NEW YORK — A high-stakes game of chicken at Procter & Gamble could end with lower prices for Pampers, Tide and Gillette razors.
The consumer products giant and activist investor Nelson Peltz agreed to end what is believed to be the costliest battle for boardroom control in corporate America’s history. Although Peltz ultimately lost the vote for the seat in a nailbiter, P&G appointed him to the board starting March 1.
Peltz declined to comment for this story, but his investment firm’s scathing September report on P&G’s struggles offers clues that he could pursue a price-chipping strategy once he’s on the inside.
In the report, Peltz’s Trian Management Group said P&G’s “greatest” challenge is declining market share. The culprit: P&G products were marked up an average of 50% over the cost to make them, Trian found.
Analysts believe P&G will experiment with reduced prices and introduce cheap new products to win back customers.
Raymond James’ Joseph Altobello points to Tide Simply, a cheaper version of Tide that rolled out in 2013, as a past example of P&G targeting the lower end.

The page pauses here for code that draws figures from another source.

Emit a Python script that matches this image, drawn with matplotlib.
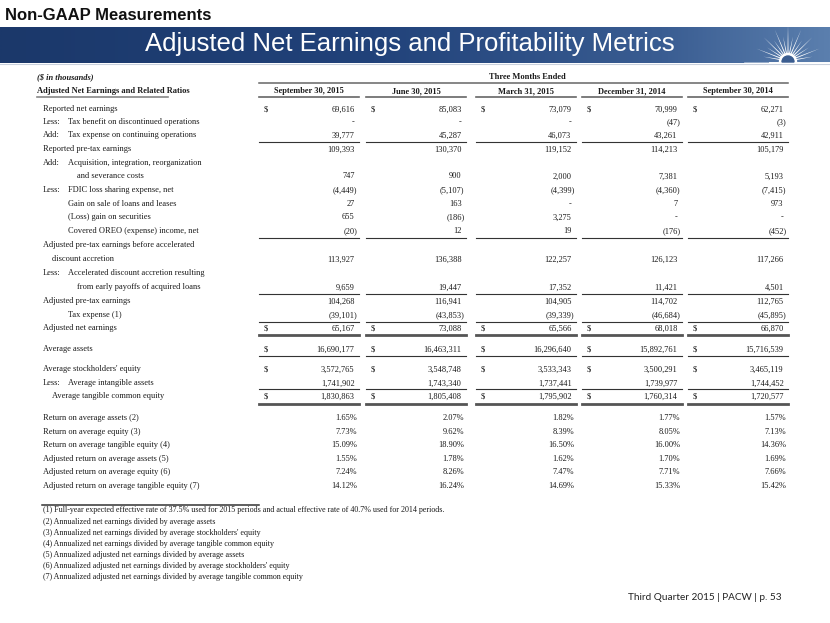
import numpy as np
import matplotlib.pyplot as plt
from matplotlib import font_manager
from matplotlib.colors import LinearSegmentedColormap
from matplotlib.patches import Polygon, Wedge

# --- data ---------------------------------------------------------------
periods = ["September 30, 2015", "June 30, 2015", "March 31, 2015",
           "December 31, 2014", "September 30, 2014"]

reported_net = [69616, 85083, 73079, 70999, 62271]
tax_benefit_disc = [None, None, None, -47, -3]
tax_expense_cont = [39777, 45287, 46073, 43261, 42911]
reported_pretax = [109393, 130370, 119152, 114213, 105179]
acq_costs = [747, 900, 2000, 7381, 5193]
fdic_loss = [-4449, -5107, -4399, -4360, -7415]
gain_loans = [27, 163, None, 7, 973]
gain_securities = [655, -186, 3275, None, None]
oreo = [-20, 12, 19, -176, -452]
adj_pretax_before = [113927, 136388, 122257, 126123, 117266]
accel_accretion = [9659, 19447, 17352, 11421, 4501]
adj_pretax = [104268, 116941, 104905, 114702, 112765]
tax_expense_adj = [-39101, -43853, -39339, -46684, -45895]
adj_net = [65167, 73088, 65566, 68018, 66870]
avg_assets = [16690177, 16463311, 16296640, 15892761, 15716539]
avg_equity = [3572765, 3548748, 3533343, 3500291, 3465119]
avg_intangible = [1741902, 1743340, 1737441, 1739977, 1744452]
avg_tangible = [1830863, 1805408, 1795902, 1760314, 1720577]

roa = [1.65, 2.07, 1.82, 1.77, 1.57]
roe = [7.73, 9.62, 8.39, 8.05, 7.13]
rote = [15.09, 18.90, 16.50, 16.00, 14.36]
adj_roa = [1.55, 1.78, 1.62, 1.70, 1.69]
adj_roe = [7.24, 8.26, 7.47, 7.71, 7.66]
adj_rote = [14.12, 16.24, 14.69, 15.33, 15.42]

# (prefix, label, values, dollar sign)
rows = [
    ("", "Reported net earnings", reported_net, True),
    ("Less:", "Tax benefit on discontinued operations", tax_benefit_disc, False),
    ("Add:", "Tax expense on continuing operations", tax_expense_cont, False),
    ("", "Reported pre-tax earnings", reported_pretax, False),
    ("Add:", "Acquisition, integration, reorganization", None, False),
    ("", "and severance costs", acq_costs, False),
    ("Less:", "FDIC loss sharing expense, net", fdic_loss, False),
    ("", "Gain on sale of loans and leases", gain_loans, False),
    ("", "(Loss) gain on securities", gain_securities, False),
    ("", "Covered OREO (expense) income, net", oreo, False),
    ("", "Adjusted pre-tax earnings before accelerated", None, False),
    ("", "discount accretion", adj_pretax_before, False),
    ("Less:", "Accelerated discount accretion resulting", None, False),
    ("", "from early payoffs of acquired loans", accel_accretion, False),
    ("", "Adjusted pre-tax earnings", adj_pretax, False),
    ("", "Tax expense (1)", tax_expense_adj, False),
    ("", "Adjusted net earnings", adj_net, True),
    ("", "Average assets", avg_assets, True),
    ("", "Average stockholders' equity", avg_equity, True),
    ("Less:", "Average intangible assets", avg_intangible, False),
    ("", "Average tangible common equity", avg_tangible, True),
]

pct_labels = ["Return on average assets (2)", "Return on average equity (3)",
              "Return on average tangible equity (4)",
              "Adjusted return on average assets (5)",
              "Adjusted return on average equity (6)",
              "Adjusted return on average tangible equity (7)"]
pct_values = [roa, roe, rote, adj_roa, adj_roe, adj_rote]

footnotes = [
    "(1) Full-year expected effective rate of 37.5% used for 2015 periods and actual effective rate of 40.7% used for 2014 periods.",
    "(2) Annualized net earnings divided by average assets",
    "(3) Annualized net earnings divided by average stockholders' equity",
    "(4) Annualized net earnings divided by average tangible common equity",
    "(5) Annualized adjusted net earnings divided by average assets",
    "(6) Annualized adjusted net earnings divided by average stockholders' equity",
    "(7) Annualized adjusted net earnings divided by average tangible common equity",
]

# --- layout (pixels) ----------------------------------------------------
row_y = [109, 122, 135, 149, 163, 176, 190, 204, 217, 231, 245, 259, 273, 287,
         301, 315, 328, 349, 369, 383, 396]
row_indent = [43, 68, 68, 43, 68, 77, 68, 68, 68, 68, 43, 52, 68, 77,
              43, 68, 43, 43, 43, 68, 52]
pct_y = [418, 432, 445, 459, 472, 486]
col_x0 = [259, 366, 476, 582, 688]
col_x1 = [359, 466, 576, 682, 788]
thin_lines = [141.5, 238, 294, 321.5, 355.5, 389]
thick_lines = [335, 404]

names = {f.name for f in font_manager.fontManager.ttflist}
if "Liberation Sans Narrow" in names:
    narrow, title_size = "Liberation Sans Narrow", 21
else:
    narrow, title_size = "Liberation Sans", 18.5
serif = "Liberation Serif"
ink = "#1a1a1a"
fs = 6.0
dy = 2.4  # baseline offset from row centre


def fmt(v):
    if v is None:
        return "-"
    if v < 0:
        return "({:,})".format(-v)
    return "{:,}".format(v)


def cell(x, y, s, **kw):
    kw.setdefault("fontsize", fs)
    ax.text(x, y + dy, s, family=serif, va="baseline", color=ink, **kw)


fig = plt.figure(figsize=(8.3, 6.23), dpi=100)
ax = fig.add_axes([0, 0, 1, 1])
ax.axis("off")

# title + banner
ax.text(5, 15, "Non-GAAP Measurements", family="Liberation Sans", weight="bold",
        fontsize=12, va="center", ha="left", color="#111111")
cmap = LinearSegmentedColormap.from_list(
    "banner", [(0, "#1b386a"), (0.45, "#21427a"), (0.8, "#3a5d92"), (1, "#5b7fae")])
ax.imshow(np.linspace(0, 1, 500).reshape(1, -1), extent=[0, 830, 63, 27],
          aspect="auto", cmap=cmap, zorder=0)
ax.plot([0, 830], [64, 64], color="#c9d1dd", lw=0.8)
ax.text(410, 44, "Adjusted Net Earnings and Profitability Metrics", family=narrow,
        fontsize=title_size, color="white", ha="center", va="center")

# logo: sunburst
cx, cy = 788, 61
for i, a in enumerate(np.radians(np.linspace(10, 170, 15))):
    L = 34 if i % 2 == 1 else 25
    if i == 7:
        L = 36
    w = np.radians(7)
    pts = [(cx + 5 * np.cos(a - w), cy - 5 * np.sin(a - w)),
           (cx + L * np.cos(a), cy - L * np.sin(a)),
           (cx + 5 * np.cos(a + w), cy - 5 * np.sin(a + w))]
    ax.add_patch(Polygon(pts, closed=True, color="white", lw=0, zorder=3))
ax.add_patch(Wedge((cx, cy + 1), 8.5, 180, 360, color="white", zorder=4))
ax.add_patch(Wedge((cx, cy + 1), 6, 180, 360, color="#3b5d90", zorder=5))
ax.plot([770, 830], [62.5, 62.5], color="white", lw=1.4, zorder=4)
ax.plot([745, 770], [62.5, 62.5], color="white", lw=1.2, alpha=0.5, zorder=4)

# table header
cell(37, 77, "($ in thousands)", style="italic", weight="bold")
cell(527, 77, "Three Months Ended", weight="bold", ha="center")
ax.plot([col_x0[0], col_x1[-1]], [83, 83], color="#666666", lw=1.1)
cell(37, 91, "Adjusted Net Earnings and Related Ratios", weight="bold")
ax.plot([37, 168], [96.5, 96.5], color="#888888", lw=1.2)
for j, p in enumerate(periods):
    cell((col_x0[j] + col_x1[j]) / 2, 91, p, weight="bold", ha="center")
    ax.plot([col_x0[j], col_x1[j]], [97, 97], color="#666666", lw=1.2)

# table body
for (prefix, label, vals, dollar), y, ix in zip(rows, row_y, row_indent):
    if prefix:
        cell(43, y, prefix)
    cell(ix, y, label)
    if vals is None:
        continue
    for j, v in enumerate(vals):
        xr = col_x1[j] - (1.5 if (v is not None and v < 0) else 4.5)
        cell(xr, y, fmt(v), ha="right")
        if dollar:
            cell(col_x0[j] + 5, y, "$")

for y in thin_lines:
    for j in range(5):
        ax.plot([col_x0[j], col_x1[j]], [y, y], color="#333333", lw=0.8)
for y in thick_lines:
    for j in range(5):
        ax.plot([col_x0[j], col_x1[j]], [y, y], color="#555555", lw=2.0)

for label, vals, y in zip(pct_labels, pct_values, pct_y):
    cell(43, y, label)
    for j, v in enumerate(vals):
        cell(col_x1[j] - 2, y, "{:.2f}%".format(v), ha="right")

# footnotes
ax.plot([42, 259], [505, 505], color="#333333", lw=1.1)
for i, note in enumerate(footnotes):
    cell(43, 510 + i * 11.1, note, fontsize=5.8)

ax.text(781, 597, "Third Quarter 2015 | PACW | p. 53", family="Lato", fontsize=7.2,
        ha="right", va="center", color="#222222")

ax.set_xlim(0, 830)
ax.set_ylim(623, 0)
fig.savefig("out.png", dpi=100)
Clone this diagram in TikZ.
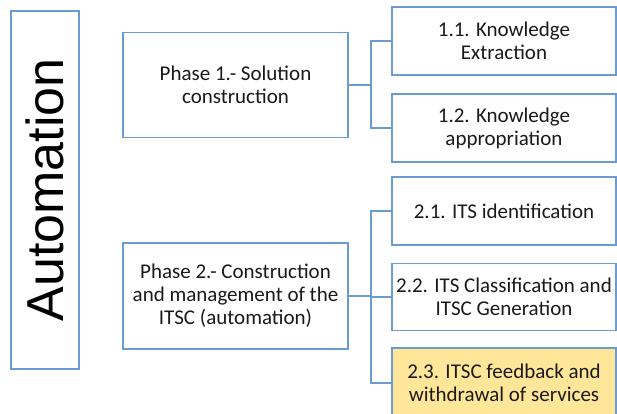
\documentclass[tikz,border=0pt]{standalone}
\usepackage{fontspec}
\setmainfont{Carlito}
\newfontfamily\arialf{Liberation Sans}
\definecolor{boxblue}{HTML}{6A9BD3}
\definecolor{goldfill}{HTML}{FFE699}
\definecolor{txt}{HTML}{1A1A1A}
\tikzset{
  bx/.style={draw=boxblue, line width=1.6pt, fill=white, inner sep=0pt, outer sep=0pt,
    align=center, text=txt, font=\fontsize{21}{23}\selectfont},
  conn/.style={draw=boxblue, line width=2pt},
}
\begin{document}
\begin{tikzpicture}[x=1pt,y=-1pt]
\useasboundingbox (0,0) rectangle (617,413);
\fill[white] (0,0) rectangle (617,413);
\node[bx, rotate=90, minimum width=358pt, minimum height=68pt, font=\arialf\fontsize{52}{56}\selectfont, text=black] (auto) at (45,190) {Automation};
\node[bx, minimum width=225pt, minimum height=105pt] (p1) at (235.5,85) {Phase 1.- Solution\\construction};
\node[bx, minimum width=225pt, minimum height=106pt] (p2) at (235.5,296) {Phase 2.- Construction\\and management of the\\ITSC (automation)};
\node[bx, minimum width=224pt, minimum height=68pt] (k11) at (504,41) {1.1. Knowledge\\Extraction};
\node[bx, minimum width=224pt, minimum height=68pt] (k12) at (504,128) {1.2. Knowledge\\appropriation};
\node[bx, minimum width=224pt, minimum height=68pt] (i21) at (504,211) {2.1. ITS identification};
\node[bx, minimum width=224pt, minimum height=67pt] (i22) at (504,297) {2.2. ITS Classification and\\ITSC Generation};
\node[bx, fill=goldfill, minimum width=224pt, minimum height=70pt] (i23) at (504,383) {2.3. ITSC feedback and\\withdrawal of services};
\coordinate (j1) at ([xshift=23pt]p1.east);
\coordinate (j2) at ([xshift=23pt]p2.east);
\draw[conn] (k11.west) -| (j1) |- (k12.west);
\draw[conn] (p1.east) -- (j1);
\draw[conn] (i21.west) -| (j2) |- (i23.west);
\draw[conn] (p2.east) -- (j2) -- (j2 |- i22.west) -- (i22.west);
\end{tikzpicture}
\end{document}
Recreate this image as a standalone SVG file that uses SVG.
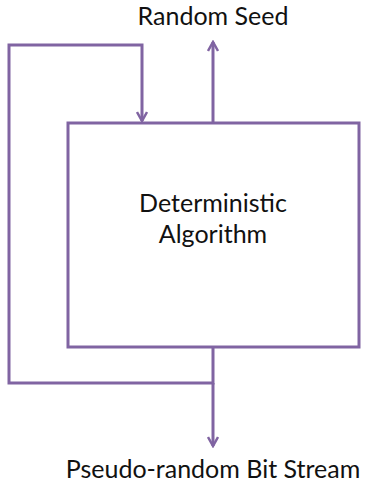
<svg xmlns="http://www.w3.org/2000/svg" width="366" height="483" viewBox="0 0 366 483">
<style>
.ln{fill:none;stroke:#8064A2;stroke-width:3}
.t{font-family:Lato,"Open Sans",sans-serif;font-size:25px;fill:#111;text-anchor:middle}
</style>
<defs>
<marker id="ah" viewBox="0 0 12 12" refX="10" refY="6" markerWidth="12" markerHeight="12" markerUnits="userSpaceOnUse" orient="auto">
<path d="M1,1 L10,6 L1,11" fill="none" stroke="#8064A2" stroke-width="2.5"/>
</marker>
</defs>
<rect width="366" height="483" fill="#fff"/>
<g id="algorithm">
<rect class="ln" x="68" y="123" width="291" height="224"/>
<text class="t" x="213" y="212">Deterministic</text>
<text class="t" x="213" y="243">Algorithm</text>
</g>
<g id="seed"><text class="t" x="213" y="25">Random Seed</text></g>
<g id="stream"><text class="t" x="213" y="478">Pseudo-random Bit Stream</text></g>
<g id="connectors">
<path class="ln" d="M213,123 V42" marker-end="url(#ah)"/>
<path class="ln" d="M213,347 V383 H9 V45 H142 V121" marker-end="url(#ah)"/>
<path class="ln" d="M213,383 V446" marker-end="url(#ah)"/>
</g>
</svg>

Bernstein analyst Ali Dibadj expects P&G to ramp up this strategy to reach cost-conscious shoppers. He believes P&G will try to stop the bleeding by giving customers more free samples with the hope they’ll buy full-priced items later on.
P&G makes most of the essentials below your sink, in your laundry room and inside your medicine chest — Tide, Bounty, Charmin, Crest, Gillette, Swiffer, Pampers, Old Spice, Olay and Tampax.
“Laundry, diapers and razors are the categories P&G can’t afford to lose share in,” Dibadj said.
P&G already started lowering prices on one of its most important products. During its fight against Peltz, P&G slashed Gillette prices and introduced new disposable razors.
P&G had focused most of its attention on more expensive Gillette razors in recent years, allowing cheaper subscription services Dollar Shave Club, Harry’s and ShaveLogic to gain a foothold. Gillette’s command of the razor market fell by 11 percentage points over the past two years. It now controls around 56% of the market.
“It took its eye off the ball,” said Morningstar analyst Erin Lash.
Despite its ubiquity and $65 billion in sales last year, the 180-year-old P&G has been stuck in a slump.
Once one of the most widely held stocks in America, Procter & Gamble shares have flatlined over the past three years even as the Dow has gained nearly 40%. Revenue has fallen in key product areas.
Americans have been spending less on household goods over the last few quarters even though consumer confidence is at a 17-year high.
Peltz argued he had the track record to help P&G get back on track, having led successful turnarounds at companies such as Heinz, Wendy’s, Mondelez and Snapple.
Now that Peltz has a seat at the table, expect a flurry of activity in 2018 from this old behemoth.